▶ WORK TO BE COMPLETED: Output nothing but the lines from the one with "Rebuild this chart" through the one with "16.4, 22.8, 28.2];", including both. Leave the pictures out of the copy.
######
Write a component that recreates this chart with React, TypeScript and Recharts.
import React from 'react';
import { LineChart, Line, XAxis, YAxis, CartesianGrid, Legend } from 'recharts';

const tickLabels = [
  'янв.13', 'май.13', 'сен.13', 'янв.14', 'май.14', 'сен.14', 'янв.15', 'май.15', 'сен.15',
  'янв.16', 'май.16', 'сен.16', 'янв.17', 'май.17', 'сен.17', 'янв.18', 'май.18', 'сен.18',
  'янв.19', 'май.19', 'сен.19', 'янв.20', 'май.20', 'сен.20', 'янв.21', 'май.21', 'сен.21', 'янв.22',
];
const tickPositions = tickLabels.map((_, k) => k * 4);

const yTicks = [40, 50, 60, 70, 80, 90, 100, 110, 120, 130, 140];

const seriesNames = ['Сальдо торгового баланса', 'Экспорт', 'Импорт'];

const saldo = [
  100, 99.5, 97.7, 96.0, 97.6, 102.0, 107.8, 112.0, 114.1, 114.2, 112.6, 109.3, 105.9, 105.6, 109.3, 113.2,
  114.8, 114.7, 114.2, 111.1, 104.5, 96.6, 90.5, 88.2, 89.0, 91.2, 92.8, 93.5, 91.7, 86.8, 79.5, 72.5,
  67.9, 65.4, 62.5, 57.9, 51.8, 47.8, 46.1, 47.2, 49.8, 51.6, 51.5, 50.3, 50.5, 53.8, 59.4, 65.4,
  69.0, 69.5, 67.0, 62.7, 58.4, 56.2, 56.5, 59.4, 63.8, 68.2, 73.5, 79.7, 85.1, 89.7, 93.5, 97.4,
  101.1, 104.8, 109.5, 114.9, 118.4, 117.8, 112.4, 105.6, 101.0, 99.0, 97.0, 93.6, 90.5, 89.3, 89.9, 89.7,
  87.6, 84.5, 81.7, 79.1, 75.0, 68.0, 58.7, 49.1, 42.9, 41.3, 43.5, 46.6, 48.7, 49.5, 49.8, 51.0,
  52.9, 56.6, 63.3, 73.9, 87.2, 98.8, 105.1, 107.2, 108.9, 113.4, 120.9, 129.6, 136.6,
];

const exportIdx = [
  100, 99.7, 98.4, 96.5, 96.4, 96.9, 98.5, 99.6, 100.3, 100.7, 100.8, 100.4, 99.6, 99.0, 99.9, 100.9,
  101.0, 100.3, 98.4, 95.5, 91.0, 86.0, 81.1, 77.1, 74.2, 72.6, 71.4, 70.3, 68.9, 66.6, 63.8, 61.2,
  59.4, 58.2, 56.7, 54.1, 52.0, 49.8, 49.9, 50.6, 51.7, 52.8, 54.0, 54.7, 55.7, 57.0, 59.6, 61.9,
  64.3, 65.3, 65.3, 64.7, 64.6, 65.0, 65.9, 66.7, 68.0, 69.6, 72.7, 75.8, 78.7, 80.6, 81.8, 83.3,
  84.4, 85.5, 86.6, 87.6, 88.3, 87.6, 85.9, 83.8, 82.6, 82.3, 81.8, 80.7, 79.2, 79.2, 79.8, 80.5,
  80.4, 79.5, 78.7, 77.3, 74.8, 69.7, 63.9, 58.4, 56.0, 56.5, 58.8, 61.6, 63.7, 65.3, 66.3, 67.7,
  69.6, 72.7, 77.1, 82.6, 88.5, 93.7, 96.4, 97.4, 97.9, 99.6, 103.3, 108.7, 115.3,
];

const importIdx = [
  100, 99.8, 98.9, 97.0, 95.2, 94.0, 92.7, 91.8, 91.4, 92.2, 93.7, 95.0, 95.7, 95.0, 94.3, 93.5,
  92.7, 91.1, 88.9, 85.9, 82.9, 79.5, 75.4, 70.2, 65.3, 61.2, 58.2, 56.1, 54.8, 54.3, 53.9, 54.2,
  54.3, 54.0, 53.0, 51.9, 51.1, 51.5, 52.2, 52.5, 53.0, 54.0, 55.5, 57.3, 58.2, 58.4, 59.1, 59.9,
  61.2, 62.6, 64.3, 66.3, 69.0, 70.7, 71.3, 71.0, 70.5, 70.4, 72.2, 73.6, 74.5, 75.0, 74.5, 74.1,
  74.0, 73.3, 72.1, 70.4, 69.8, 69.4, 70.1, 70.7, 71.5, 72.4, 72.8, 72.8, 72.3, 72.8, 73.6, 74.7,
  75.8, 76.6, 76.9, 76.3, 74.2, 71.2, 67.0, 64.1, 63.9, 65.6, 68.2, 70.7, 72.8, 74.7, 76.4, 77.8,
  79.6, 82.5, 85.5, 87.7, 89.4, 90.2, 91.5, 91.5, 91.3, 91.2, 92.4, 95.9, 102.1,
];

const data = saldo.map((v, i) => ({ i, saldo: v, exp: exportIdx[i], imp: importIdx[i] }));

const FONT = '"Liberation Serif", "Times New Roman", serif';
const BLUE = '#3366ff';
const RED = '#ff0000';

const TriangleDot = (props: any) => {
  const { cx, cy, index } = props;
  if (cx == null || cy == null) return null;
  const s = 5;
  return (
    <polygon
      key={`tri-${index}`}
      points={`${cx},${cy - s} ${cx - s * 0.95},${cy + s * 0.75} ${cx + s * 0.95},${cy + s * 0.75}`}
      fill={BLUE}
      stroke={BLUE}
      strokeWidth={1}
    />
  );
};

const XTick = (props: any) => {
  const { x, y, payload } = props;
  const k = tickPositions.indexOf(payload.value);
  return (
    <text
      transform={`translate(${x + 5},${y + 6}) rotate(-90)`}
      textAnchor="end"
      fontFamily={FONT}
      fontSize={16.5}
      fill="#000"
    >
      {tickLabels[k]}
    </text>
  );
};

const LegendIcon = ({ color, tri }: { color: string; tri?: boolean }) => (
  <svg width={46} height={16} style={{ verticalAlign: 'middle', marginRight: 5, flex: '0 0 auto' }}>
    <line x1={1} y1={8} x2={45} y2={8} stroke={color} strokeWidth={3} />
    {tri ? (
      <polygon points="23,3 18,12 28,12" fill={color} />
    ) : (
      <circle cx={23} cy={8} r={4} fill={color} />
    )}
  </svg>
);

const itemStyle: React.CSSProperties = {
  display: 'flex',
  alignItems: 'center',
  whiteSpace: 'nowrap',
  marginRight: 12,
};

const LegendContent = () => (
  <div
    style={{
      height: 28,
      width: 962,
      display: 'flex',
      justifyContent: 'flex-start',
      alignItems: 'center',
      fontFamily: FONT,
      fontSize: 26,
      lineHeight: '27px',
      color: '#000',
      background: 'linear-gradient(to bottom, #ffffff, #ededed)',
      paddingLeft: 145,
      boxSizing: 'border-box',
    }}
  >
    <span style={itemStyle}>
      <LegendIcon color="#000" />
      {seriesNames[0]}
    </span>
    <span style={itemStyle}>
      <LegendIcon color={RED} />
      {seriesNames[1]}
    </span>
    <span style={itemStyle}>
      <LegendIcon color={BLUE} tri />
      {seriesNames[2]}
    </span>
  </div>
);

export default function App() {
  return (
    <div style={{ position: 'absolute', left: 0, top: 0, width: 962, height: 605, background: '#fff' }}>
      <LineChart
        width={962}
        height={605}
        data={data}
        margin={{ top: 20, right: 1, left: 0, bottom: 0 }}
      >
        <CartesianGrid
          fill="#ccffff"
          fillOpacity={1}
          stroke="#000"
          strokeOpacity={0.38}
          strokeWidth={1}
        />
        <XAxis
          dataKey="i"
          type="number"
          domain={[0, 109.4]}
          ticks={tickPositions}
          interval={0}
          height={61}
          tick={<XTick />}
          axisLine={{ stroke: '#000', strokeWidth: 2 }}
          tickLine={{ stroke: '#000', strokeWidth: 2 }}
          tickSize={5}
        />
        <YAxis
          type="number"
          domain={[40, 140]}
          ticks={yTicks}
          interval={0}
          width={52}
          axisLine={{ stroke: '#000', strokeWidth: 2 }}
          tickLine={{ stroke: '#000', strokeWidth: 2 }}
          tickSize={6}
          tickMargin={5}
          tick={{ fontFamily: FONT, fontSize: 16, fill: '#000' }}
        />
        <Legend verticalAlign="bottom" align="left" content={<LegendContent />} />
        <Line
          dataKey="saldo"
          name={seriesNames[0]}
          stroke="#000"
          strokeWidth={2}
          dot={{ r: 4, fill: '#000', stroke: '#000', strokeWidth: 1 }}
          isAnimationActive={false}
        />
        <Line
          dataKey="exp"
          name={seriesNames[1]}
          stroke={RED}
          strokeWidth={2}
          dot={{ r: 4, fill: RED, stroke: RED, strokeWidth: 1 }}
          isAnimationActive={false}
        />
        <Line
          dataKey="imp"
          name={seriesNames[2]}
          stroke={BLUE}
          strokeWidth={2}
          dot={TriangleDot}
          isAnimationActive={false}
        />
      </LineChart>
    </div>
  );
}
######
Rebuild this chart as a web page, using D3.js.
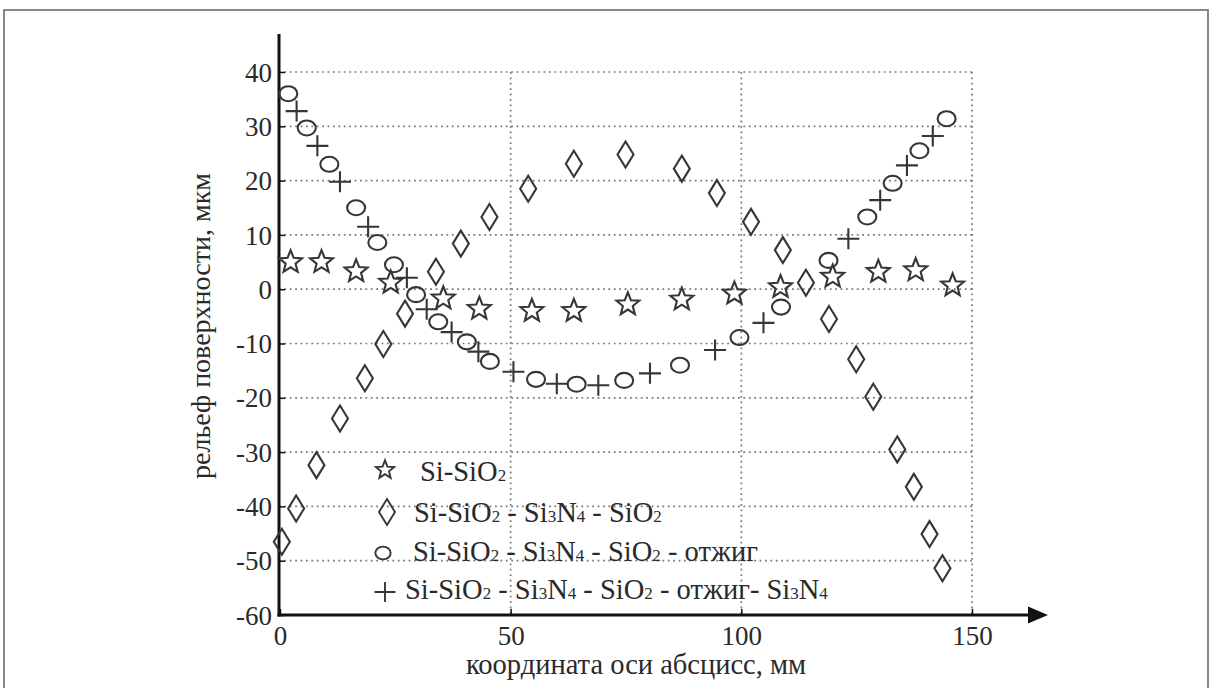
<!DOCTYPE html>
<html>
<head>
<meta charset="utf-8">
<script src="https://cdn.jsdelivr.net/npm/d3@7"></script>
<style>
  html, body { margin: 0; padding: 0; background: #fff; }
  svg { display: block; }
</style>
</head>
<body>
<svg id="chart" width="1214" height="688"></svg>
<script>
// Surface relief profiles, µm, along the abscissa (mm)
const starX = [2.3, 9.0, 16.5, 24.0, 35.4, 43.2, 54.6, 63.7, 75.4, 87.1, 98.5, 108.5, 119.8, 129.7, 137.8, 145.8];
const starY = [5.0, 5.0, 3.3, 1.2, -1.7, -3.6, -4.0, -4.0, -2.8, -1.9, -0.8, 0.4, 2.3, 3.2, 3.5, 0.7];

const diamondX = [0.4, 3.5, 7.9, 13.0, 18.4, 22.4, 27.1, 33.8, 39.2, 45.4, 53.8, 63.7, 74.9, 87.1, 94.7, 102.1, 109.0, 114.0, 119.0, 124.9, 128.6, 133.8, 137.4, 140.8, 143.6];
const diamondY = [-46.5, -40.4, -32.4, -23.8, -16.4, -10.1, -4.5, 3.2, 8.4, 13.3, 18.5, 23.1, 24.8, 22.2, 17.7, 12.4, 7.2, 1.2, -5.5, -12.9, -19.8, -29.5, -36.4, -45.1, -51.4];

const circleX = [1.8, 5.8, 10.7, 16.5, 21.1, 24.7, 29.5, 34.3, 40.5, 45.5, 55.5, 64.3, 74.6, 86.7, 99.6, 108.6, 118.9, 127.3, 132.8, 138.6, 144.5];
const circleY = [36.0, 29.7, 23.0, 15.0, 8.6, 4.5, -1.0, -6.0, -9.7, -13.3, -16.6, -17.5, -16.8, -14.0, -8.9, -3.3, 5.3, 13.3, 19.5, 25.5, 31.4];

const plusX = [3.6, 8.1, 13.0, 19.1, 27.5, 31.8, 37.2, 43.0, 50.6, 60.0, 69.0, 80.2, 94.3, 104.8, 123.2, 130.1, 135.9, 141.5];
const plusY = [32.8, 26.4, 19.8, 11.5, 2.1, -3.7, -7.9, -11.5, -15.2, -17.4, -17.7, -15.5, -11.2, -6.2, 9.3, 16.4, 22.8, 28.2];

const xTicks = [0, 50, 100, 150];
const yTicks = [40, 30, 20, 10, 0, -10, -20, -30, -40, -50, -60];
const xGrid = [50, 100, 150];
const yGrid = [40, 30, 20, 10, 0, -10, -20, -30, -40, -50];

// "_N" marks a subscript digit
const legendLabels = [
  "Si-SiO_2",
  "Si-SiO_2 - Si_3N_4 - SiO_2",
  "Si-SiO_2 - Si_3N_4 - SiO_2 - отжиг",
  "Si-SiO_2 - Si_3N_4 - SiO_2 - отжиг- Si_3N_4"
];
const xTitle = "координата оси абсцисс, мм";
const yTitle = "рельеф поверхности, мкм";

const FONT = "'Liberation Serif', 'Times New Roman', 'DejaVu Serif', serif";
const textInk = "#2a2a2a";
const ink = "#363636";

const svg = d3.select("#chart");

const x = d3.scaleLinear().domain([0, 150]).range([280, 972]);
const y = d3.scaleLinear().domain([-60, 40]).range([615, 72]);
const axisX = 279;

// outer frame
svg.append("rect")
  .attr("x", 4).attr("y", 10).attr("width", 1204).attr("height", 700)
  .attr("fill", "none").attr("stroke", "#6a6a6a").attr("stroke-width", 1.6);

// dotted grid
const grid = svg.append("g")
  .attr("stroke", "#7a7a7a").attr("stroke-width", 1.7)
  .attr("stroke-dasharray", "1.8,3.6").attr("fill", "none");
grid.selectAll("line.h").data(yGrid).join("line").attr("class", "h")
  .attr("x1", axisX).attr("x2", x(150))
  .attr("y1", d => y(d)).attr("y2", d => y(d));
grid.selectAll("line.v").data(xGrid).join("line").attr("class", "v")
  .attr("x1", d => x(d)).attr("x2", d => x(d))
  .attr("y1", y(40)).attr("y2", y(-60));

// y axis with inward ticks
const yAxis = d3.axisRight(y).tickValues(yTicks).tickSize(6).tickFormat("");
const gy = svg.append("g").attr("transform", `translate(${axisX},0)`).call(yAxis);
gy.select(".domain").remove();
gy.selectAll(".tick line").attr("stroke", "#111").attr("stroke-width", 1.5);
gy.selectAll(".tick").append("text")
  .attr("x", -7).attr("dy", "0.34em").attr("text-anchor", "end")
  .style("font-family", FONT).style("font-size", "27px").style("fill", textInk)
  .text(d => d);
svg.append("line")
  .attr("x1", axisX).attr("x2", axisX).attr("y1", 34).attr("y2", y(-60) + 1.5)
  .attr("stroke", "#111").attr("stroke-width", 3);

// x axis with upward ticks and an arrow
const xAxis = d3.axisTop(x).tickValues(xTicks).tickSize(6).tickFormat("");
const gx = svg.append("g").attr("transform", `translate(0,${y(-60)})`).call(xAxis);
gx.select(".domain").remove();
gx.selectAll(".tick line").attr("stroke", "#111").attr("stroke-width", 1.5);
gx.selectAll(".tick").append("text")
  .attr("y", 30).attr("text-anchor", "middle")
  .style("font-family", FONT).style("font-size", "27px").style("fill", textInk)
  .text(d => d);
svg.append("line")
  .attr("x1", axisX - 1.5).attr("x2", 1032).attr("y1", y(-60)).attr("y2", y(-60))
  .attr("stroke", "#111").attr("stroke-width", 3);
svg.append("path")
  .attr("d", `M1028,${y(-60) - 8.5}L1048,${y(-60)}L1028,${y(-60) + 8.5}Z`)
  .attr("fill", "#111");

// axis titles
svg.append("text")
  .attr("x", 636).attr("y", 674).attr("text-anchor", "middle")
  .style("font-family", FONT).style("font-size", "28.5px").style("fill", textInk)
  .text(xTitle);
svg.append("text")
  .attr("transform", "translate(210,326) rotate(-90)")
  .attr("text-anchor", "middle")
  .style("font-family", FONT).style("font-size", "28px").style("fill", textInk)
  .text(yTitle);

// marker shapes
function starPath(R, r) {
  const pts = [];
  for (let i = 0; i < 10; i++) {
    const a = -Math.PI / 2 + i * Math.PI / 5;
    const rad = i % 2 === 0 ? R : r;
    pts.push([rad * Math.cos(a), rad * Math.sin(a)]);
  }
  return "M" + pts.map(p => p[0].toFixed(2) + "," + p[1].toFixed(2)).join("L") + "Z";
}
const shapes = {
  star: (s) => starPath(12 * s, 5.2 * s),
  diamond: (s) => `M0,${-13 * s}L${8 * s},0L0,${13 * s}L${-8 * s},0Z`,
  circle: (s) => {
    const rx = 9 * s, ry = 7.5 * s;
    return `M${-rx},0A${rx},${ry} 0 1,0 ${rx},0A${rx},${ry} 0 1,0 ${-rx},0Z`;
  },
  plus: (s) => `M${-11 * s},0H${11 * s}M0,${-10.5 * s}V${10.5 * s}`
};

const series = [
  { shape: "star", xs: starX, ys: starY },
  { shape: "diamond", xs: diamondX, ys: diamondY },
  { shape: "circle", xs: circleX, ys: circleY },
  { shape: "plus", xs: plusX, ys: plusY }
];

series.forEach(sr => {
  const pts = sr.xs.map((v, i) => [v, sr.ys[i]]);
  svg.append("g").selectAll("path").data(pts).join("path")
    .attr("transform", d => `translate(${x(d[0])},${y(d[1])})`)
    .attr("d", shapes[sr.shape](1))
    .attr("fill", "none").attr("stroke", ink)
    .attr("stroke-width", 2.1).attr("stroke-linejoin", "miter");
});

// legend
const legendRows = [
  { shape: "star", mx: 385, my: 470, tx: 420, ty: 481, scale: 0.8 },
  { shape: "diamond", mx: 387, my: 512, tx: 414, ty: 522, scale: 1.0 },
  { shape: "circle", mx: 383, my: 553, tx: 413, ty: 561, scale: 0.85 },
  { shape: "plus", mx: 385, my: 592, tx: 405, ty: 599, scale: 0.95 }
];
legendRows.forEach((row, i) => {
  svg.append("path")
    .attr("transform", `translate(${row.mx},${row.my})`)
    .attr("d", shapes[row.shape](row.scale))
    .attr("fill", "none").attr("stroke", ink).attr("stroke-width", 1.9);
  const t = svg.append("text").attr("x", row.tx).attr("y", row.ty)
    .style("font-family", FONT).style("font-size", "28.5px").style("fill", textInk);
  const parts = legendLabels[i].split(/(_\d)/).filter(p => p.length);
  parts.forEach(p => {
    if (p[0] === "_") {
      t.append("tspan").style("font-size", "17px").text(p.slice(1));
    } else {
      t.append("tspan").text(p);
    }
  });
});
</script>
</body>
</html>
######
▶ EXPECTED OUTPUT:
Rebuild this chart as a web page, using D3.js.
<!DOCTYPE html>
<html>
<head>
<meta charset="utf-8">
<script src="https://cdn.jsdelivr.net/npm/d3@7"></script>
<style>
  html, body { margin: 0; padding: 0; background: #fff; }
  svg { display: block; }
</style>
</head>
<body>
<svg id="chart" width="1214" height="688"></svg>
<script>
// Surface relief profiles, µm, along the abscissa (mm)
const starX = [2.3, 9.0, 16.5, 24.0, 35.4, 43.2, 54.6, 63.7, 75.4, 87.1, 98.5, 108.5, 119.8, 129.7, 137.8, 145.8];
const starY = [5.0, 5.0, 3.3, 1.2, -1.7, -3.6, -4.0, -4.0, -2.8, -1.9, -0.8, 0.4, 2.3, 3.2, 3.5, 0.7];

const diamondX = [0.4, 3.5, 7.9, 13.0, 18.4, 22.4, 27.1, 33.8, 39.2, 45.4, 53.8, 63.7, 74.9, 87.1, 94.7, 102.1, 109.0, 114.0, 119.0, 124.9, 128.6, 133.8, 137.4, 140.8, 143.6];
const diamondY = [-46.5, -40.4, -32.4, -23.8, -16.4, -10.1, -4.5, 3.2, 8.4, 13.3, 18.5, 23.1, 24.8, 22.2, 17.7, 12.4, 7.2, 1.2, -5.5, -12.9, -19.8, -29.5, -36.4, -45.1, -51.4];

const circleX = [1.8, 5.8, 10.7, 16.5, 21.1, 24.7, 29.5, 34.3, 40.5, 45.5, 55.5, 64.3, 74.6, 86.7, 99.6, 108.6, 118.9, 127.3, 132.8, 138.6, 144.5];
const circleY = [36.0, 29.7, 23.0, 15.0, 8.6, 4.5, -1.0, -6.0, -9.7, -13.3, -16.6, -17.5, -16.8, -14.0, -8.9, -3.3, 5.3, 13.3, 19.5, 25.5, 31.4];

const plusX = [3.6, 8.1, 13.0, 19.1, 27.5, 31.8, 37.2, 43.0, 50.6, 60.0, 69.0, 80.2, 94.3, 104.8, 123.2, 130.1, 135.9, 141.5];
const plusY = [32.8, 26.4, 19.8, 11.5, 2.1, -3.7, -7.9, -11.5, -15.2, -17.4, -17.7, -15.5, -11.2, -6.2, 9.3, 16.4, 22.8, 28.2];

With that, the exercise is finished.